《唐行小姐 被卖往异国的少女们》。作者,日本森崎和江。
80年代,有一部电影在中国非常流行,叫做《望乡》,栗原小卷扮演的女记者,为了追寻50年前日本妇女被卖到国外卖春的真相,到处碰壁,许多明明知情的人对这个话题讳莫忌深,最后她才通过一个叫做阿崎婆的老太太了解了这群女子背后的血泪,我在电影课上看过这部电影,电影中令人最为印象深刻的就是,老板娘阿菊妈用了毕生的积蓄,在当地为这群女子建了一个公墓,希望她们就永远留在这里,千万不要回到家乡,天真的阿崎不明白老板娘的苦心,忍不住对家乡的思念,千辛万苦回到了故土,可是在故土,已经没有人能够体谅她的遭遇了,她俨然成了一个不洁之物,耻辱的象征,她在自己最熟悉的故乡,活成了一个陌生人。
《望乡》的故事母本来自山崎朋子,而山崎朋子正是在拜访了《唐行小姐》的作者森崎和江之后,才产生了写作这类题材的愿望。
森崎和江为世界打开了一扇门,让大众的眼光去关注那门内一群被有心人企图抹掉的历史。
唐行一词,本来是明治、大正到昭和初期年间,在九州的西部及北部地区所使用的词语,意思是远去“唐”土务工。“唐”原本是日本人对中国人的称呼,后来泛指海对岸的各国。
这个称呼后来窄化。正如我国的勾栏,原本是一个群众性的娱乐场所,后来由于风月女子在这里活动的范围增加,后来干脆成为某一类女子的代称。“唐行”也是如此,由于它成本低廉,有赚无赔的特点,后来慢慢地就成为女性皮肉大军的专称。
森崎和江一贯关注女性生活,她能看到在同样的生存环境中,女性往往生活在生活的底层的底层,她在1959年创办了个人杂志《无名通信》,探索关注女性自立与团结,1961年她又发表了《黑暗——女矿工的口述》,把目光投向了地底下的女性矿工。
这部《唐行小姐》,实际上也在写地底下的女性,只不过这个地底下是一种比喻罢了。
这群女孩子抱着解救国家解救故乡解救家人解救自己的美好愿望出发,踏上异国他乡,她们用皮肉换来的收入,支持了国家的财政,缓解了故乡的危机,减免了家中的吃饭成本,成为当时国家一项让统治者偷笑的“良政”,这中间她们唯一没有解救的就是她们自己。

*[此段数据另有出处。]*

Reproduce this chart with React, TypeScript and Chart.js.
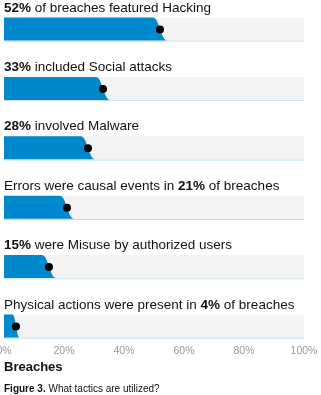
import React, { useEffect, useRef } from 'react';
import { Chart, registerables } from 'chart.js';

Chart.register(...registerables);

const categories = ['Hacking', 'Social', 'Malware', 'Error', 'Misuse', 'Physical'];
const values = [52, 33, 28, 21, 15, 4];
const trackValues = [100, 100, 100, 100, 100, 100];
const labelBefore = ['', '', '', 'Errors were causal events in ', '', 'Physical actions were present in '];
const labelBold = ['52%', '33%', '28%', '21%', '15%', '4%'];
const labelAfter = [
  ' of breaches featured Hacking',
  ' included Social attacks',
  ' involved Malware',
  ' of breaches',
  ' were Misuse by authorized users',
  ' of breaches',
];
const xTicks = [0, 20, 40, 60, 80, 100];
const axisTitle = 'Breaches';
const captionBold = 'Figure 3.';
const captionText = ' What tactics are utilized?';

const FONT = '"Liberation Sans", Arial, Helvetica, sans-serif';
const BLUE = '#0088ce';
const TRACK = '#f3f3f3';
const TRACK_LINE = '#bcdcf0';

const shapesAndText = {
  id: 'shapesAndText',
  afterDatasetDraw(chart: any, args: any) {
    if (args.index !== 1) return;
    const ctx = chart.ctx;
    ctx.save();
    ctx.fillStyle = BLUE;
    args.meta.data.forEach((el: any) => {
      const p = el.getProps(['x', 'y', 'base', 'height'], true);
      const top = p.y - p.height / 2;
      const bottom = p.y + p.height / 2 - 1;
      const w = Math.min(7, (p.x - p.base) * 0.3);
      ctx.beginPath();
      ctx.moveTo(p.base, top);
      ctx.lineTo(p.x - w, top);
      ctx.bezierCurveTo(p.x - w * 0.15, top, p.x + w * 0.15, bottom, p.x + w, bottom);
      ctx.lineTo(p.base, bottom);
      ctx.closePath();
      ctx.fill();
    });
    ctx.restore();
  },
  afterDraw(chart: any) {
    const ctx = chart.ctx;
    const yScale = chart.scales.y;
    const left = chart.chartArea.left;
    ctx.save();
    ctx.textBaseline = 'alphabetic';
    ctx.fillStyle = '#111';
    categories.forEach((_, i) => {
      const y = yScale.getPixelForValue(i) - 18;
      let x = left;
      const parts: [string, boolean][] = [
        [labelBefore[i], false],
        [labelBold[i], true],
        [labelAfter[i], false],
      ];
      parts.forEach(([t, b]) => {
        if (!t) return;
        ctx.font = (b ? 'bold ' : '') + '13.5px ' + FONT;
        ctx.fillText(t, x, y);
        x += ctx.measureText(t).width;
      });
    });
    // caption
    const cy = chart.height - 3.5;
    let cx = left;
    ctx.font = 'bold 10px ' + FONT;
    ctx.fillText(captionBold, cx, cy);
    cx += ctx.measureText(captionBold).width;
    ctx.font = '10px ' + FONT;
    ctx.fillText(captionText, cx, cy);
    ctx.restore();
  },
};

export default function App() {
  const ref = useRef<HTMLCanvasElement | null>(null);
  useEffect(() => {
    document.body.style.margin = '0';
    const canvas = ref.current!;
    const chart = new Chart(canvas, {
      type: 'bar',
      data: {
        labels: categories,
        datasets: [
          {
            type: 'line',
            label: 'dot',
            data: values,
            indexAxis: 'y',
            showLine: false,
            pointRadius: 4,
            pointHoverRadius: 4,
            pointBackgroundColor: '#000',
            pointBorderWidth: 0,
            borderColor: '#000',
            clip: false,
            order: 1,
          } as any,
          {
            label: 'value',
            data: values,
            backgroundColor: 'rgba(0,0,0,0)',
            barThickness: 24,
            grouped: false,
            clip: false,
            order: 2,
          },
          {
            label: 'track',
            data: trackValues,
            backgroundColor: TRACK,
            borderColor: TRACK_LINE,
            borderWidth: { top: 0, left: 0, right: 0, bottom: 1 },
            borderSkipped: false,
            barThickness: 24,
            grouped: false,
            clip: false,
            order: 3,
          },
        ],
      },
      options: {
        indexAxis: 'y',
        animation: false,
        responsive: false,
        maintainAspectRatio: false,
        layout: { padding: { left: 4, right: 17, top: 29.5, bottom: 20 } },
        plugins: { legend: { display: false }, tooltip: { enabled: false } },
        events: [],
        scales: {
          y: {
            type: 'category',
            offset: false,
            display: false,
            grid: { display: false },
          },
          x: {
            type: 'linear',
            min: 0,
            max: 100,
            afterBuildTicks: (scale: any) => {
              scale.ticks = xTicks.map((v) => ({ value: v }));
            },
            afterFit: (scale: any) => {
              scale.paddingLeft = 0;
              scale.paddingRight = 0;
              scale.height = 48.5;
            },
            grid: { display: false, drawTicks: false },
            border: { display: false },
            ticks: {
              padding: 18,
              color: '#999',
              font: { family: FONT, size: 10.5 },
              maxRotation: 0,
              callback: (v: any) => v + '%',
            },
            title: {
              display: true,
              text: axisTitle,
              align: 'start',
              color: '#111',
              font: { family: FONT, size: 13, weight: 'bold' },
              padding: { top: 1.5, bottom: 0 },
            },
          },
        },
      },
      plugins: [shapesAndText],
    });
    return () => chart.destroy();
  }, []);
  return <canvas ref={ref} width={321} height={395} style={{ display: 'block', width: 321, height: 395 }} />;
}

书中有一段特别让我伤感,那就是这一群12到16岁的姑娘,在出海的船上,无意中发现,她们已经不再属于自己不再属于家人不再属于家乡,他们的人生轨迹由一张纸而改写,“少女们陷入了绝望的深渊。”她们曾经以为,不管前途多么的黯淡,她们是在奉献,享受了她们奉献的人会感谢她们的奉献会理解她们的奉献,无论如何,她们都和家人们存在着一层扯不断的羁绊,她们没有想到的是,还没出发,家人们就已经斩断了和她们联系的绳索,任他们像一艘无助的小船一样在大海上颠簸。
她们更没有想到的是,她们的国家要抹掉他们存在过的痕迹,污名化她们,利用完了她们之后又要,把她们当破抹布一样丢掉。
即使她们千辛万苦回到故土,等待她们的也是孤独。她们被迫失语,即使是在家人面前,也是一个不被理解的存在。
《唐行小姐》小说的一开头就写了这样的一个“阿美”,女儿阿绫带着朋友“我”在经过她房间的时候,甚至都会有一种穿越台风眼那般的感觉,“不动声色但又快速的为我引路”。在女儿心目中,这就是一个随时会炸的定时炸弹,她讨厌母亲的癫狂,却从来没有想过母亲为什么会癫狂。
阿美,也是一个不被理解的阿崎婆呀。
森崎和江写作本书的目的,就是想让大家了解这些地底下女性的生活,并且希望这样的生活永远不要再被复制,永远不要再出现。